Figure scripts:
* * *

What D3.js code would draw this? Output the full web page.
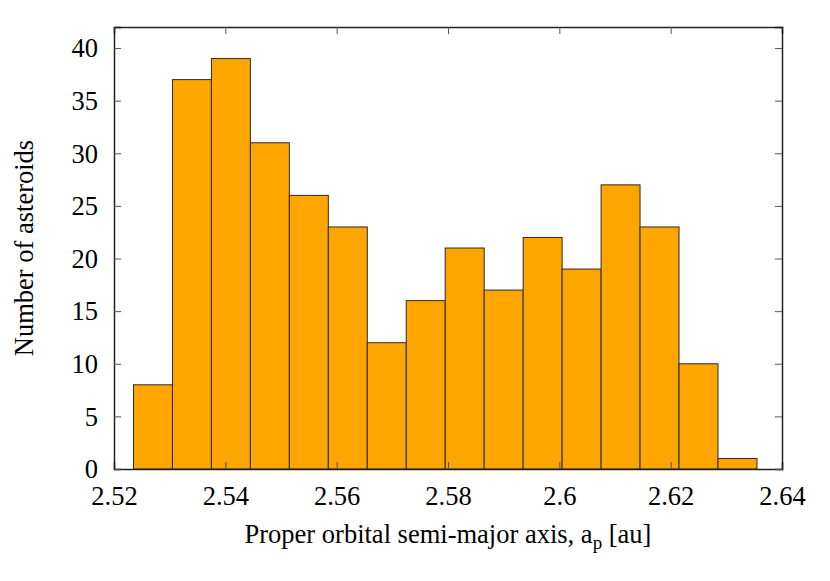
<!DOCTYPE html>
<html>
<head>
<meta charset="utf-8">
<script src="https://cdn.jsdelivr.net/npm/d3@7"></script>
<style>
  html, body { margin: 0; padding: 0; background: #fff; }
  svg text { font-family: "Liberation Serif", "Times New Roman", serif; fill: #000; }
</style>
</head>
<body>
<svg id="chart" width="830" height="581"></svg>
<script>
// Histogram data (bin edges in au, counts)
const binEdges = [2.5235, 2.5305, 2.5375, 2.5445, 2.5515, 2.5585, 2.5655, 2.5725, 2.5795,
                  2.5865, 2.5935, 2.6005, 2.6075, 2.6145, 2.6215, 2.6285, 2.6355];
const counts = [8, 37, 39, 31, 26, 23, 12, 16, 21, 17, 22, 19, 27, 23, 10, 1];
const xTicks = [2.52, 2.54, 2.56, 2.58, 2.6, 2.62, 2.64];
const yTicks = [0, 5, 10, 15, 20, 25, 30, 35, 40];
const xDomain = [2.52, 2.64];
const yDomain = [0, 42];
const xLabel = "Proper orbital semi-major axis, a";
const xLabelSub = "p";
const xLabelEnd = " [au]";
const yLabel = "Number of asteroids";

const svg = d3.select("#chart");
const m = { left: 114, right: 48, top: 27, bottom: 112 };
const W = 830, H = 581;
const x = d3.scaleLinear().domain(xDomain).range([m.left, W - m.right]);
const y = d3.scaleLinear().domain(yDomain).range([H - m.bottom, m.top]);

const bins = counts.map((c, i) => ({ x0: binEdges[i], x1: binEdges[i + 1], c }));

svg.append("g").selectAll("rect").data(bins).join("rect")
  .attr("x", d => x(d.x0))
  .attr("y", d => y(d.c))
  .attr("width", d => x(d.x1) - x(d.x0))
  .attr("height", d => y(0) - y(d.c))
  .attr("fill", "#FFA500")
  .attr("stroke", "#2b2b2b")
  .attr("stroke-width", 1);

const axisColor = "#222";
const tickColor = "#555";
const tickLen = 7;
const fs = 26.5;

const gB = svg.append("g").attr("transform", `translate(0,${y(0)})`)
  .call(d3.axisBottom(x).tickValues(xTicks).tickSize(-tickLen)
    .tickFormat(d => String(+d.toFixed(2))));
const gT = svg.append("g").attr("transform", `translate(0,${y(yDomain[1])})`)
  .call(d3.axisTop(x).tickValues(xTicks).tickSize(-tickLen).tickFormat(""));
const gL = svg.append("g").attr("transform", `translate(${x(xDomain[0])},0)`)
  .call(d3.axisLeft(y).tickValues(yTicks).tickSize(-tickLen));
const gR = svg.append("g").attr("transform", `translate(${x(xDomain[1])},0)`)
  .call(d3.axisRight(y).tickValues(yTicks).tickSize(-tickLen).tickFormat(""));

[gB, gT, gL, gR].forEach(g => {
  g.attr("font-family", null).attr("font-size", null);
  g.select(".domain").attr("stroke", axisColor).attr("stroke-width", 1.5);
  g.selectAll(".tick line").attr("stroke", tickColor).attr("stroke-width", 1);
  g.selectAll(".tick text").style("font-size", fs + "px").attr("fill", "#000");
});
gB.selectAll(".tick text").attr("y", 36).attr("dy", 0);
gL.selectAll(".tick text").attr("x", -16).attr("dy", "0.33em");

const xl = svg.append("text")
  .attr("x", (m.left + W - m.right) / 2)
  .attr("y", 543)
  .attr("text-anchor", "middle")
  .style("font-size", fs + "px");
xl.append("tspan").text(xLabel);
xl.append("tspan").style("font-size", "19px").attr("dy", 6).text(xLabelSub);
xl.append("tspan").attr("dy", -6).text(xLabelEnd);

svg.append("text")
  .attr("transform", `translate(33,${(m.top + H - m.bottom) / 2}) rotate(-90)`)
  .attr("text-anchor", "middle")
  .style("font-size", fs + "px")
  .text(yLabel);
</script>
</body>
</html>
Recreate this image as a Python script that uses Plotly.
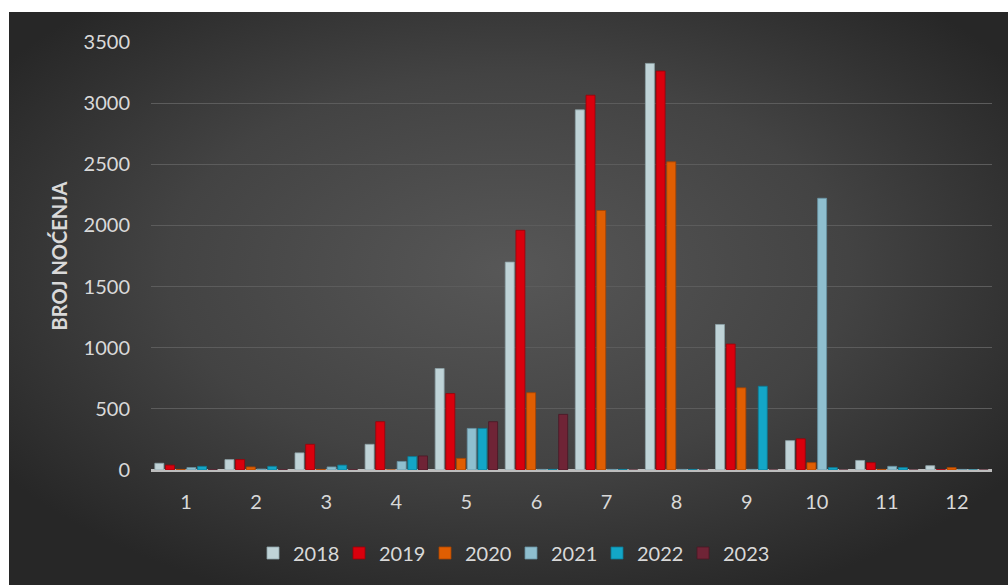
import base64
import plotly.graph_objects as go

months = ["1", "2", "3", "4", "5", "6", "7", "8", "9", "10", "11", "12"]
years = ["2018", "2019", "2020", "2021", "2022", "2023"]
y2018 = [55, 85, 140, 210, 830, 1700, 2945, 3325, 1190, 240, 78, 35]
y2019 = [40, 85, 210, 395, 625, 1960, 3065, 3262, 1030, 255, 60, 3]
y2020 = [5, 25, 5, 0, 95, 632, 2122, 2520, 672, 60, 5, 20]
y2021 = [20, 8, 25, 70, 340, 5, 5, 5, 5, 2222, 30, 5]
y2022 = [30, 30, 40, 110, 340, 5, 5, 5, 685, 20, 20, 0]
y2023 = [3, 3, 3, 115, 395, 455, 0, 0, 0, 0, 0, 0]
series = [y2018, y2019, y2020, y2021, y2022, y2023]
colors = ["#bfd3d7", "#d9000d", "#e05e02", "#8fbfcf", "#13a6c7", "#6f2436"]
edges = ["#8ea3a8", "#9a0009", "#a84400", "#6792a2", "#0b7a94", "#4a1724"]
y_ticks = [0, 500, 1000, 1500, 2000, 2500, 3000, 3500]

fig = go.Figure()
for name, vals, c, e in zip(years, series, colors, edges):
    fig.add_trace(go.Bar(
        x=months, y=vals, name=name,
        marker=dict(color=c, line=dict(color=e, width=0.8)),
    ))

svg = (
    '<svg xmlns="http://www.w3.org/2000/svg" width="999" height="573" '
    'viewBox="0 0 999 573" preserveAspectRatio="none">'
    '<defs><radialGradient id="g" cx="0.5" cy="0.45" r="0.62">'
    '<stop offset="0" stop-color="#575757"/>'
    '<stop offset="0.55" stop-color="#434343"/>'
    '<stop offset="1" stop-color="#272727"/>'
    '</radialGradient></defs>'
    '<rect width="999" height="573" fill="url(#g)"/></svg>'
)
src = "data:image/svg+xml;base64," + base64.b64encode(svg.encode()).decode()

L, R, T, B = 151, 992, 42, 470
W, H = R - L, B - T

fig.add_layout_image(dict(
    source=src, xref="paper", yref="paper",
    x=(9 - L) / W, y=(B - 12) / H,
    sizex=(1008 - 9) / W, sizey=(585 - 12) / H,
    xanchor="left", yanchor="top", sizing="stretch", layer="below",
))

font_txt = "Lato, 'Open Sans', sans-serif"
fig.update_layout(
    width=1008, height=585,
    margin=dict(l=L, r=1008 - R, t=T, b=585 - B),
    paper_bgcolor="white",
    plot_bgcolor="rgba(0,0,0,0)",
    barmode="group",
    bargap=0.085,
    bargroupgap=0.16,
    font=dict(family=font_txt, color="#d9d9d9", size=20),
    showlegend=True,
    legend=dict(
        orientation="h", x=(511 - L) / W, xanchor="center",
        y=(B - 553) / H, yanchor="middle",
        font=dict(size=20, color="#d9d9d9"),
        bgcolor="rgba(0,0,0,0)", itemwidth=30, tracegroupgap=0,
        entrywidth=41, entrywidthmode="pixels",
    ),
    xaxis=dict(
        showgrid=False, showline=False, ticks="",
        ticklabelstandoff=18,
        tickfont=dict(size=20, color="#d9d9d9"),
    ),
    yaxis=dict(
        range=[0, 3500], tickvals=y_ticks,
        showgrid=True, gridcolor="#5c5c5c", gridwidth=1,
        zeroline=True, zerolinecolor="#bdbdbd", zerolinewidth=3,
        ticks="", ticklabelstandoff=20,
        tickfont=dict(size=20, color="#d9d9d9"),
        title=dict(text="<b>BROJ NOĆENJA</b>", standoff=10,
                   font=dict(size=20, color="#d9d9d9")),
    ),
)

fig.write_html(
    "out.html",
    config={"displayModeBar": False},
    post_script="document.body.style.margin='0';document.body.style.overflow='hidden';",
)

* * *

### EXERCISE REQUIREMENTS
Set down word for word the lines from the first entry through the line with "const fs = 26.5;", both included, omitting pictures.

### PROBLEM SOLUTION
What D3.js code would draw this? Output the full web page.
<!DOCTYPE html>
<html>
<head>
<meta charset="utf-8">
<script src="https://cdn.jsdelivr.net/npm/d3@7"></script>
<style>
  html, body { margin: 0; padding: 0; background: #fff; }
  svg text { font-family: "Liberation Serif", "Times New Roman", serif; fill: #000; }
</style>
</head>
<body>
<svg id="chart" width="830" height="581"></svg>
<script>
// Histogram data (bin edges in au, counts)
const binEdges = [2.5235, 2.5305, 2.5375, 2.5445, 2.5515, 2.5585, 2.5655, 2.5725, 2.5795,
                  2.5865, 2.5935, 2.6005, 2.6075, 2.6145, 2.6215, 2.6285, 2.6355];
const counts = [8, 37, 39, 31, 26, 23, 12, 16, 21, 17, 22, 19, 27, 23, 10, 1];
const xTicks = [2.52, 2.54, 2.56, 2.58, 2.6, 2.62, 2.64];
const yTicks = [0, 5, 10, 15, 20, 25, 30, 35, 40];
const xDomain = [2.52, 2.64];
const yDomain = [0, 42];
const xLabel = "Proper orbital semi-major axis, a";
const xLabelSub = "p";
const xLabelEnd = " [au]";
const yLabel = "Number of asteroids";

const svg = d3.select("#chart");
const m = { left: 114, right: 48, top: 27, bottom: 112 };
const W = 830, H = 581;
const x = d3.scaleLinear().domain(xDomain).range([m.left, W - m.right]);
const y = d3.scaleLinear().domain(yDomain).range([H - m.bottom, m.top]);

const bins = counts.map((c, i) => ({ x0: binEdges[i], x1: binEdges[i + 1], c }));

svg.append("g").selectAll("rect").data(bins).join("rect")
  .attr("x", d => x(d.x0))
  .attr("y", d => y(d.c))
  .attr("width", d => x(d.x1) - x(d.x0))
  .attr("height", d => y(0) - y(d.c))
  .attr("fill", "#FFA500")
  .attr("stroke", "#2b2b2b")
  .attr("stroke-width", 1);

const axisColor = "#222";
const tickColor = "#555";
const tickLen = 7;
const fs = 26.5;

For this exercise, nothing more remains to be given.